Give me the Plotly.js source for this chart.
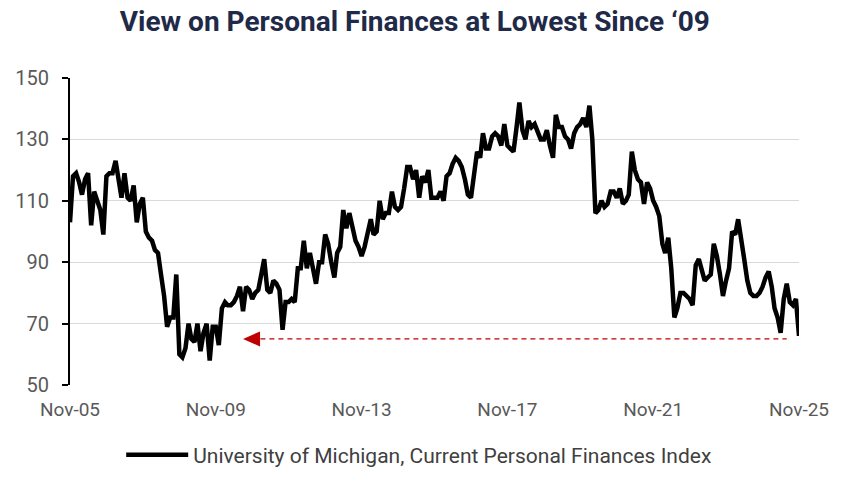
<!DOCTYPE html>
<html>
<head>
<meta charset="utf-8">
<script src="https://cdn.plot.ly/plotly-3.0.1.min.js"></script>
<style>html,body{margin:0;padding:0;background:#fff;}#chart{width:850px;height:487px;}</style>
</head>
<body>
<div id="chart"></div>
<script>
// Monthly values, Nov 2005 onward, in 4-year blocks
var valuesNov05toOct09 = [103,118,119,116,112,117,119,102,113,110,107,99,
  118,119,119,123,118,111,119,111,110,115,103,109,
  111,100,98,97,94,93,86,79,69,72,72,86,
  60,59,62,70,65,64,70,61,67,70,58,69];
var valuesNov09toOct13 = [69,63,75,77,76,76,77,79,82,74,82,81,
  78,80,81,86,91,81,80,84,83,81,68,77,
  77,78,77,88,88,97,88,93,87,83,90,90,
  99,96,90,85,93,95,107,101,106,101,97,95];
var valuesNov13toOct17 = [92,95,99,104,99,100,110,104,106,106,113,108,
  107,108,114,121,121,117,120,111,118,116,120,111,
  111,111,113,110,118,119,122,124,123,121,117,112,
  111,118,126,124,132,127,127,131,132,131,128,135];
var valuesNov17toOct21 = [128,127,126,134,142,133,130,136,134,135,132,130,
  130,133,128,124,138,134,134,131,130,127,132,134,
  135,137,134,141,130,106,107,110,108,109,113,113,
  111,114,109,110,112,126,120,117,116,109,116,114];
var valuesNov21toNov25 = [110,108,105,96,93,98,88,72,75,80,80,79,
  78,76,89,91,87,84,85,86,96,92,86,79,
  84,88,100,99,104,96,91,84,80,79,79,80,
  82,85,87,82,75,72,67,78,83,77,76,78,66];

var startYear = 2005, startMonth = 11;
var tickDates = ['2005-11-01','2009-11-01','2013-11-01','2017-11-01','2021-11-01','2025-11-01'];
var tickLabels = ['Nov-05','Nov-09','Nov-13','Nov-17','Nov-21','Nov-25'];
var seriesName = 'University of Michigan, Current Personal Finances Index';
var lowLevel = 65;
var arrowTipDate = '2010-08-01';
var arrowLineStart = '2011-01-22';
var arrowLineEnd = '2025-07-01';

var values = [].concat(valuesNov05toOct09, valuesNov09toOct13, valuesNov13toOct17, valuesNov17toOct21, valuesNov21toNov25);
var dates = values.map(function(v, i){
  var m = startMonth - 1 + i;
  var y = startYear + Math.floor(m / 12);
  var mm = (m % 12) + 1;
  return y + '-' + (mm < 10 ? '0' : '') + mm + '-01';
});

var red = '#c00000';
var trace = {
  x: dates, y: values, type: 'scatter', mode: 'lines', name: seriesName,
  line: {color: '#000000', width: 4.5}
};

var layout = {
  width: 850, height: 487,
  margin: {l: 70, r: 51, t: 78, b: 102},
  paper_bgcolor: '#ffffff', plot_bgcolor: '#ffffff',
  title: {
    text: '<b>View on Personal Finances at Lowest Since \u201809</b>',
    font: {family: 'Roboto, Arial, sans-serif', size: 28, color: '#1f2a48'},
    xref: 'container', x: 0.488, xanchor: 'center',
    yref: 'container', y: 0.957, yanchor: 'middle'
  },
  xaxis: {
    type: 'date', range: ['2005-11-01', '2025-11-01'],
    tickvals: tickDates, ticktext: tickLabels,
    showgrid: false, showline: false, zeroline: false, ticks: '',
    ticklabelstandoff: 11,
    tickfont: {family: 'Roboto, Arial, sans-serif', size: 19, color: '#595959'}
  },
  yaxis: {
    range: [50, 150], tick0: 50, dtick: 20,
    showgrid: true, gridcolor: '#d9d9d9', gridwidth: 1.3,
    showline: true, linecolor: '#000000', linewidth: 2,
    ticks: 'outside', ticklen: 6, tickcolor: '#000000', tickwidth: 2,
    zeroline: false, ticklabelstandoff: 9,
    tickfont: {family: 'Roboto, Arial, sans-serif', size: 20, color: '#595959'}
  },
  showlegend: true,
  legend: {
    orientation: 'h', x: 0.479, xanchor: 'center', xref: 'paper',
    y: -0.228, yanchor: 'middle',
    itemwidth: 62,
    font: {family: 'Roboto, Arial, sans-serif', size: 21, color: '#404040'}
  },
  shapes: [
    {type: 'line', xref: 'x', yref: 'y', x0: arrowLineStart, x1: arrowLineEnd, y0: lowLevel, y1: lowLevel,
     line: {color: red, width: 1.3, dash: '5px,4px'}},
    {type: 'path', xref: 'x', yref: 'y', xsizemode: 'pixel', ysizemode: 'pixel',
     xanchor: arrowTipDate, yanchor: lowLevel,
     path: 'M0,0 L17,-7.5 L17,7.5 Z', fillcolor: red, line: {width: 0}}
  ]
};

Plotly.newPlot('chart', [trace], layout, {displayModeBar: false, staticPlot: true});
</script>
</body>
</html>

========

* _Problem to work on_: Omit the pictures and reproduce the listing exactly.

* _Result for this task_:
Give me the Plotly.js source for this chart.
<!DOCTYPE html>
<html>
<head>
<meta charset="utf-8">
<script src="https://cdn.plot.ly/plotly-3.0.1.min.js"></script>
<style>html,body{margin:0;padding:0;background:#fff;}#chart{width:850px;height:487px;}</style>
</head>
<body>
<div id="chart"></div>
<script>
// Monthly values, Nov 2005 onward, in 4-year blocks
var valuesNov05toOct09 = [103,118,119,116,112,117,119,102,113,110,107,99,
  118,119,119,123,118,111,119,111,110,115,103,109,
  111,100,98,97,94,93,86,79,69,72,72,86,
  60,59,62,70,65,64,70,61,67,70,58,69];
var valuesNov09toOct13 = [69,63,75,77,76,76,77,79,82,74,82,81,
  78,80,81,86,91,81,80,84,83,81,68,77,
  77,78,77,88,88,97,88,93,87,83,90,90,
  99,96,90,85,93,95,107,101,106,101,97,95];
var valuesNov13toOct17 = [92,95,99,104,99,100,110,104,106,106,113,108,
  107,108,114,121,121,117,120,111,118,116,120,111,
  111,111,113,110,118,119,122,124,123,121,117,112,
  111,118,126,124,132,127,127,131,132,131,128,135];
var valuesNov17toOct21 = [128,127,126,134,142,133,130,136,134,135,132,130,
  130,133,128,124,138,134,134,131,130,127,132,134,
  135,137,134,141,130,106,107,110,108,109,113,113,
  111,114,109,110,112,126,120,117,116,109,116,114];
var valuesNov21toNov25 = [110,108,105,96,93,98,88,72,75,80,80,79,
  78,76,89,91,87,84,85,86,96,92,86,79,
  84,88,100,99,104,96,91,84,80,79,79,80,
  82,85,87,82,75,72,67,78,83,77,76,78,66];

var startYear = 2005, startMonth = 11;
var tickDates = ['2005-11-01','2009-11-01','2013-11-01','2017-11-01','2021-11-01','2025-11-01'];
var tickLabels = ['Nov-05','Nov-09','Nov-13','Nov-17','Nov-21','Nov-25'];
var seriesName = 'University of Michigan, Current Personal Finances Index';
var lowLevel = 65;
var arrowTipDate = '2010-08-01';
var arrowLineStart = '2011-01-22';
var arrowLineEnd = '2025-07-01';

var values = [].concat(valuesNov05toOct09, valuesNov09toOct13, valuesNov13toOct17, valuesNov17toOct21, valuesNov21toNov25);
var dates = values.map(function(v, i){
  var m = startMonth - 1 + i;
  var y = startYear + Math.floor(m / 12);
  var mm = (m % 12) + 1;
  return y + '-' + (mm < 10 ? '0' : '') + mm + '-01';
});

var red = '#c00000';
var trace = {
  x: dates, y: values, type: 'scatter', mode: 'lines', name: seriesName,
  line: {color: '#000000', width: 4.5}
};

var layout = {
  width: 850, height: 487,
  margin: {l: 70, r: 51, t: 78, b: 102},
  paper_bgcolor: '#ffffff', plot_bgcolor: '#ffffff',
  title: {
    text: '<b>View on Personal Finances at Lowest Since \u201809</b>',
    font: {family: 'Roboto, Arial, sans-serif', size: 28, color: '#1f2a48'},
    xref: 'container', x: 0.488, xanchor: 'center',
    yref: 'container', y: 0.957, yanchor: 'middle'
  },
  xaxis: {
    type: 'date', range: ['2005-11-01', '2025-11-01'],
    tickvals: tickDates, ticktext: tickLabels,
    showgrid: false, showline: false, zeroline: false, ticks: '',
    ticklabelstandoff: 11,
    tickfont: {family: 'Roboto, Arial, sans-serif', size: 19, color: '#595959'}
  },
  yaxis: {
    range: [50, 150], tick0: 50, dtick: 20,
    showgrid: true, gridcolor: '#d9d9d9', gridwidth: 1.3,
    showline: true, linecolor: '#000000', linewidth: 2,
    ticks: 'outside', ticklen: 6, tickcolor: '#000000', tickwidth: 2,
    zeroline: false, ticklabelstandoff: 9,
    tickfont: {family: 'Roboto, Arial, sans-serif', size: 20, color: '#595959'}
  },
  showlegend: true,
  legend: {
    orientation: 'h', x: 0.479, xanchor: 'center', xref: 'paper',
    y: -0.228, yanchor: 'middle',
    itemwidth: 62,
    font: {family: 'Roboto, Arial, sans-serif', size: 21, color: '#404040'}
  },
  shapes: [
    {type: 'line', xref: 'x', yref: 'y', x0: arrowLineStart, x1: arrowLineEnd, y0: lowLevel, y1: lowLevel,
     line: {color: red, width: 1.3, dash: '5px,4px'}},
    {type: 'path', xref: 'x', yref: 'y', xsizemode: 'pixel', ysizemode: 'pixel',
     xanchor: arrowTipDate, yanchor: lowLevel,
     path: 'M0,0 L17,-7.5 L17,7.5 Z', fillcolor: red, line: {width: 0}}
  ]
};

Plotly.newPlot('chart', [trace], layout, {displayModeBar: false, staticPlot: true});
</script>
</body>
</html>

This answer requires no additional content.